Ms. Estes is just one of many parents who have firsthand knowledge of the effectiveness of WFISD’s early alert system. It works like a personal 9-1-1 system for WFISD, flagging written plans of violence, suicide, porn, and abuse that students type into Google documents on all WFISD-issued Chromebooks, whether they are using them at home or at school.
WFISD counselors and administrators respond to alerts 24/7. “It puts us more in a proactive than reactive state,” said Shonna Norton, WFISD director of social and emotional services. “I know it works. They’ve alerted us, and every single time, it’s been a situation that needed a response.”
This is an era of school life with more mental health issues than ever before. Suicide ranks as the second-leading cause of death among 10- to 24-year-olds. Such serious issues affect students’ school work, said Ms. Norton.
Nationwide, the Gaggle software viewed 3.9 billion items in the 2018–2019 school year, flagging 70 million as suspicious. In 2018–2019, Gaggle’s five million users received 13,000 “immediate action required” alerts. More than 700 lives were saved during the school year, according to its website.
If a student Googles “how to hang myself,” alerts are dispatched via email first to Gaggle representatives—who prescreen and may place a phone call to a school contact if the threat seems immediate—and to a prepared list of school officials.
In a WFISD school, one student was writing a suicide note on his Chromebook in a Google document, and Gaggle flagged the note before he even finished writing it. “Gaggle made the phone call, we called the police and asked them to do a wellness check. The student ended up spending time in a facility that would help him,” said Ms. Norton. Parents are shocked, but grateful, for alerts. “They’re not absent parents,” said Ms. Norton. “Students just don’t share that stuff.”

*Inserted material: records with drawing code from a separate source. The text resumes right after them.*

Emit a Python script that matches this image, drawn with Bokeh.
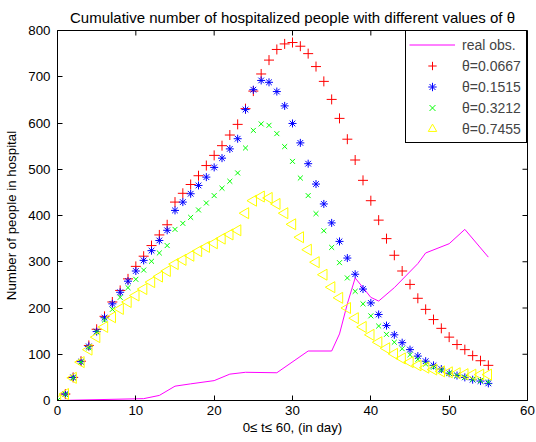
import numpy as np
from bokeh.plotting import figure
from bokeh.models import Range1d, FixedTicker, Legend, LegendItem
from bokeh.embed import file_html
from bokeh.resources import INLINE

# ---------------- data ----------------
days = list(range(56))

theta_0667 = [0, 14, 50, 85, 119, 154, 182, 213, 238, 263, 290, 312, 335, 358, 380,
              429, 448, 467, 486, 508, 530, 551, 574, 597, 631, 669, 706, 736, 759, 771,
              774, 766, 750, 722, 690, 651, 610, 565, 520, 476, 432, 390, 350, 314, 280,
              251, 221, 197, 175, 156, 137, 121, 110, 97, 86, 76]

theta_1515 = [0, 14, 50, 84, 117, 149, 179, 209, 234, 258, 280, 303, 324, 346, 368,
              411, 429, 447, 465, 483, 504, 524, 544, 566, 629, 672, 692, 688, 668, 637,
              599, 557, 512, 468, 425, 384, 344, 308, 273, 241, 211, 186, 162, 142, 125,
              110, 96, 85, 76, 68, 59, 54, 50, 45, 42, 37]

theta_3212 = [0, 13, 49, 83, 114, 148, 174, 197, 223, 244, 262, 282, 301, 319, 335,
              370, 383, 396, 412, 427, 443, 459, 474, 492, 546, 584, 598, 595, 577, 549,
              517, 481, 443, 404, 367, 331, 298, 265, 236, 209, 183, 161, 143, 126, 112,
              99, 89, 79, 72, 65, 59, 54, 50, 46, 43, 40]

theta_7455 = [0, 14, 49, 83, 110, 137, 159, 180, 198, 213, 227, 241, 256, 268, 280,
              295, 304, 313, 323, 332, 340, 350, 359, 368, 405, 432, 441, 438, 425, 405,
              381, 353, 326, 299, 272, 245, 222, 200, 178, 159, 142, 126, 113, 101, 91,
              83, 76, 71, 67, 63, 61, 59, 57, 56, 56, 56]

obs_days = [0, 11, 13, 15, 17, 20, 22, 24, 28, 32, 35, 36, 37, 38, 40, 41, 43, 46, 47, 50, 52, 55]
obs_vals = [0, 4, 11, 31, 36, 43, 57, 61, 60, 107, 107, 144, 209, 265, 223, 215, 244, 296, 319, 339, 370, 310]

title_text = "Cumulative number of hospitalized people with different values of \u03b8"
xlabel = "0\u2264 t\u2264 60, (in day)"
ylabel = "Number of people in hospital"
x_ticks = [0, 10, 20, 30, 40, 50, 60]
y_ticks = [0, 100, 200, 300, 400, 500, 600, 700, 800]
labels = ["real obs.", "\u03b8=0.0667", "\u03b8=0.1515", "\u03b8=0.3212", "\u03b8=0.7455"]

FONT = "Liberation Sans"
X0, X1, Y0, Y1 = 0, 60, 0, 800
W, H = 536, 442
BL, BR, BT, BB = 57, 9, 30, 42
FRAME_W, FRAME_H = W - BL - BR, H - BT - BB
TICK_PX = 5

p = figure(width=W, height=H, output_backend="svg", toolbar_location=None,
           x_range=Range1d(X0, X1), y_range=Range1d(Y0, Y1),
           min_border_left=BL, min_border_right=BR, min_border_top=BT, min_border_bottom=BB)

p.title.text = title_text
p.title.align = "center"
p.title.text_font = FONT
p.title.text_font_size = "15px"
p.title.text_font_style = "normal"
p.title.text_color = "black"
p.title.standoff = 9
p.title.offset = 0

p.grid.visible = False
p.outline_line_color = "black"
p.outline_line_alpha = 1
p.outline_line_width = 1
p.background_fill_color = "white"
p.border_fill_color = "white"

def style_axis(ax, ticks):
    ax.ticker = FixedTicker(ticks=ticks)
    ax.major_tick_in = TICK_PX
    ax.major_tick_out = 0
    ax.minor_tick_line_color = None
    ax.axis_line_color = "black"
    ax.major_tick_line_color = "black"
    ax.major_label_text_font = FONT
    ax.major_label_text_font_size = "13.3px"
    ax.major_label_text_color = "black"
    ax.axis_label_text_font = FONT
    ax.axis_label_text_font_size = "13.3px"
    ax.axis_label_text_font_style = "normal"
    ax.axis_label_text_color = "black"

style_axis(p.xaxis[0], x_ticks)
style_axis(p.yaxis[0], y_ticks)
p.xaxis[0].axis_label = xlabel
p.yaxis[0].axis_label = ylabel
p.xaxis[0].major_label_standoff = 5
p.xaxis[0].axis_label_standoff = 2
p.yaxis[0].major_label_standoff = 7
p.yaxis[0].axis_label_standoff = 6

# mirrored tick marks on top and right edges (inward)
dy = TICK_PX * (Y1 - Y0) / FRAME_H
dx = TICK_PX * (X1 - X0) / FRAME_W
p.segment(x0=x_ticks, y0=[Y1] * len(x_ticks), x1=x_ticks, y1=[Y1 - dy] * len(x_ticks),
          line_color="black", line_width=1)
p.segment(x0=[X1] * len(y_ticks), y0=y_ticks, x1=[X1 - dx] * len(y_ticks), y1=y_ticks,
          line_color="black", line_width=1)

r_obs = p.line(obs_days, obs_vals, line_color="#ff00ff", line_width=1)
r1 = p.scatter(days, theta_0667, marker="cross", size=10, line_color="#ff0000", line_width=1)
r2 = p.scatter(days, theta_1515, marker="asterisk", size=8, line_color="#0000ff", line_width=1)
r3 = p.scatter(days, theta_3212, marker="x", size=7, line_color="#00ff00", line_width=1)
r4 = p.scatter(days, theta_7455, marker="triangle", size=11, angle=np.pi / 2,
               line_color="#ffff00", fill_color=None, line_width=1)

legend = Legend(items=[LegendItem(label=labels[0], renderers=[r_obs]),
                       LegendItem(label=labels[1], renderers=[r1]),
                       LegendItem(label=labels[2], renderers=[r2]),
                       LegendItem(label=labels[3], renderers=[r3]),
                       LegendItem(label=labels[4], renderers=[r4])],
                location="top_right", margin=0, padding=3, spacing=0,
                glyph_width=46, glyph_height=21, label_height=21, label_width=61,
                label_standoff=7, label_text_font=FONT, label_text_font_size="14px",
                border_line_color="black", border_line_width=1, border_line_alpha=1,
                background_fill_color="white", background_fill_alpha=1)
p.add_layout(legend)

open("out.html", "w").write(file_html(p, INLINE))
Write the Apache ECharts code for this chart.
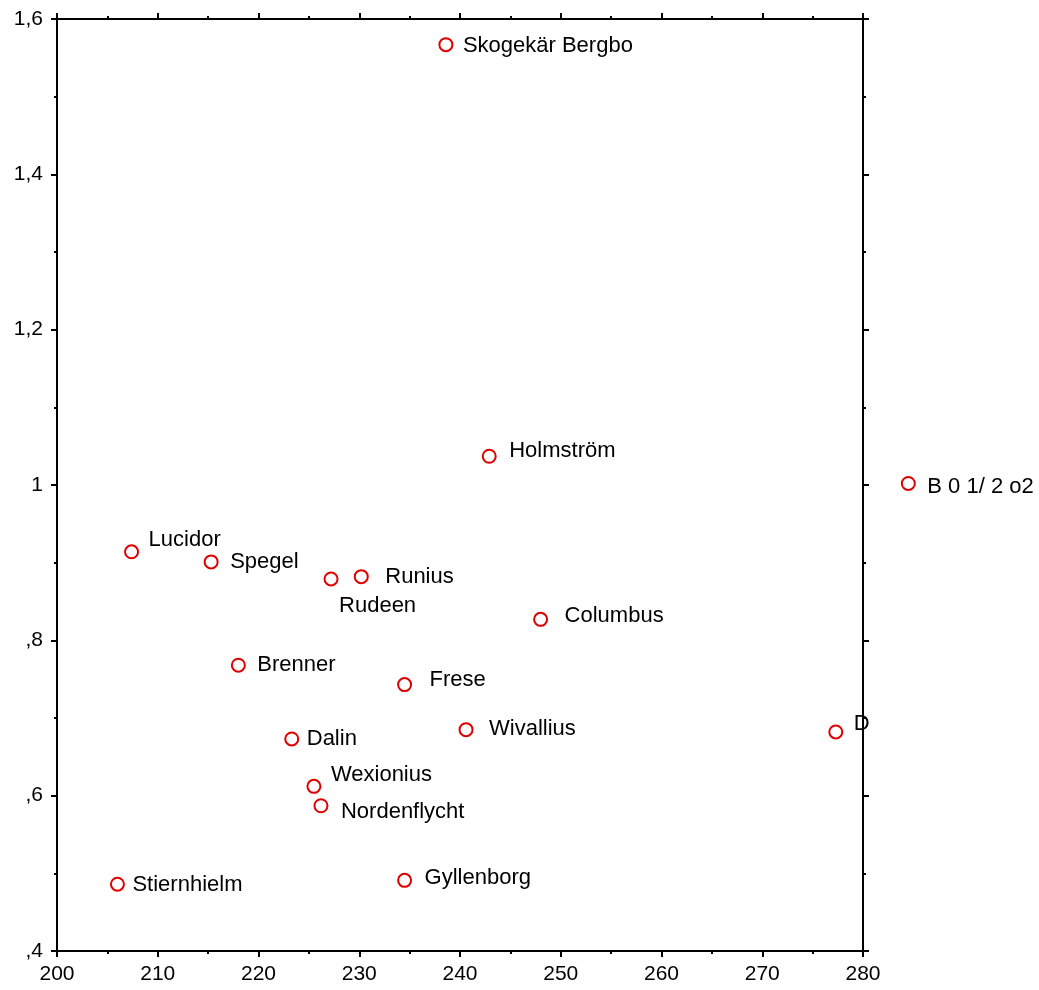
<!DOCTYPE html>
<html>
<head>
<meta charset="utf-8">
<script src="https://cdn.jsdelivr.net/npm/echarts@6/dist/echarts.min.js"></script>
<style>
html,body{margin:0;padding:0;background:#fff;}
#chart{width:1039px;height:990px;}
</style>
</head>
<body>
<div id="chart"></div>
<script>
// ---- data ----
var names = ['Skogekär Bergbo','Holmström','B 0 1/ 2 o2','Lucidor','Spegel','Rudeen','Runius','Columbus','Brenner','Frese','Dalin','Wivallius','D','Wexionius','Nordenflycht','Stiernhielm','Gyllenborg'];
var xValues = [238.6, 242.9, 284.5, 207.4, 215.3, 227.2, 230.2, 248.0, 218.0, 234.5, 223.3, 240.6, 277.3, 225.5, 226.2, 206.0, 234.5];
var yValues = [1.567, 1.037, 1.002, 0.914, 0.901, 0.879, 0.882, 0.827, 0.768, 0.743, 0.673, 0.685, 0.682, 0.612, 0.587, 0.486, 0.491];
var xTicks = [200, 210, 220, 230, 240, 250, 260, 270, 280];
var yTickLabels = {'0.4': ',4', '0.6': ',6', '0.8': ',8', '1': '1', '1.2': '1,2', '1.4': '1,4', '1.6': '1,6'};

// label layout (text left edge offset from point, vertical offset)
var labelDx = [16, 19, 18, 16, 18, 7, 23, 23, 18, 24, 14, 22, 17, 16, 19, 14, 19];
var labelDy = [1, -5, 3, -12, 0, 27, 0, -3, 0, -5, 0, -1, -8, -11, 6, 1, -2];

var FONT = 'Liberation Sans, Arial, sans-serif';
var symSize = 13;

var data = names.map(function (n, i) {
  return {
    name: n,
    value: [xValues[i], yValues[i]],
    label: { offset: [labelDx[i] - symSize / 2, labelDy[i]] }
  };
});

var axisLine = { show: true, lineStyle: { color: '#000', width: 2 } };

var chart = echarts.init(document.getElementById('chart'), null, { renderer: 'canvas' });
chart.setOption({
  animation: false,
  backgroundColor: '#fff',
  grid: { left: 57, right: 176, top: 19, bottom: 39, containLabel: false },
  xAxis: [
    {
      type: 'value', position: 'bottom', min: 200, max: 280, interval: 10,
      axisLine: axisLine,
      axisTick: { show: true, length: 6, lineStyle: { color: '#000', width: 2 } },
      minorTick: { show: true, splitNumber: 2, length: 3, lineStyle: { color: '#000', width: 2 } },
      splitLine: { show: false },
      axisLabel: { color: '#000', fontFamily: FONT, fontSize: 21, margin: 13 }
    },
    {
      type: 'value', position: 'top', min: 200, max: 280, interval: 10,
      axisLine: axisLine,
      axisTick: { show: true, length: 6, lineStyle: { color: '#000', width: 2 } },
      minorTick: { show: true, splitNumber: 2, length: 3, lineStyle: { color: '#000', width: 2 } },
      splitLine: { show: false },
      axisLabel: { show: false }
    }
  ],
  yAxis: [
    {
      type: 'value', position: 'left', min: 0.4, max: 1.6, interval: 0.2,
      axisLine: axisLine,
      axisTick: { show: true, length: 6, lineStyle: { color: '#000', width: 2 } },
      minorTick: { show: true, splitNumber: 2, length: 3, lineStyle: { color: '#000', width: 2 } },
      splitLine: { show: false },
      axisLabel: {
        color: '#000', fontFamily: FONT, fontSize: 21, margin: 14,
        formatter: function (v) {
          var k = String(Math.round(v * 10) / 10);
          return yTickLabels[k] !== undefined ? yTickLabels[k] : k;
        }
      }
    },
    {
      type: 'value', position: 'right', min: 0.4, max: 1.6, interval: 0.2,
      axisLine: axisLine,
      axisTick: { show: true, length: 6, lineStyle: { color: '#000', width: 2 } },
      minorTick: { show: true, splitNumber: 2, length: 3, lineStyle: { color: '#000', width: 2 } },
      splitLine: { show: false },
      axisLabel: { show: false }
    }
  ],
  series: [{
    type: 'scatter',
    xAxisIndex: 0, yAxisIndex: 0,
    clip: false,
    symbol: 'circle',
    symbolSize: symSize,
    itemStyle: { color: '#fff', borderColor: '#e00000', borderWidth: 2, opacity: 1 },
    label: {
      show: true, position: 'right', distance: 0,
      formatter: '{b}', color: '#000', fontFamily: FONT, fontSize: 22
    },
    emphasis: { disabled: true },
    data: data,
    z: 5
  }]
});
</script>
</body>
</html>
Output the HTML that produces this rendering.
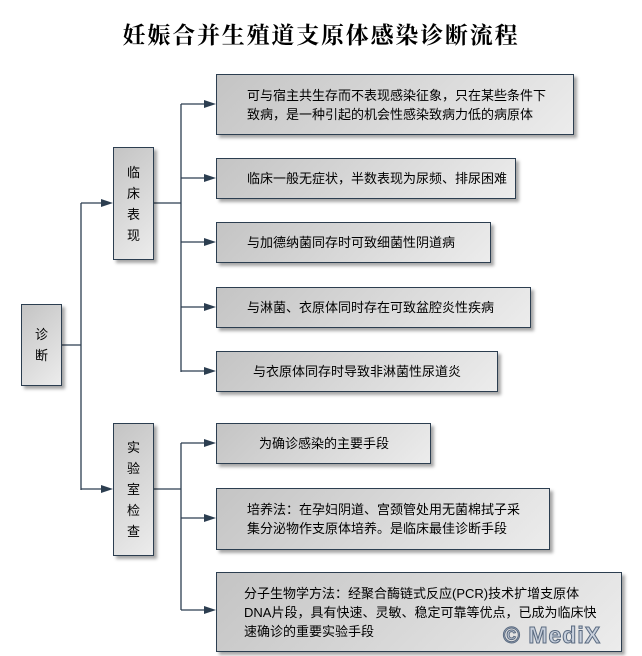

Ms. Estes considers her experience a success story. The Gaggle alert and McNiel counselor’s phone call prompted her to take her daughter for psychological testing. The 11-year-old, whom her mother had just considered an introvert, was diagnosed as clinically depressed, and she began weekly therapy. “With six children, you think you’ve hit every pothole,” she said. “I’ll forever be thankful.”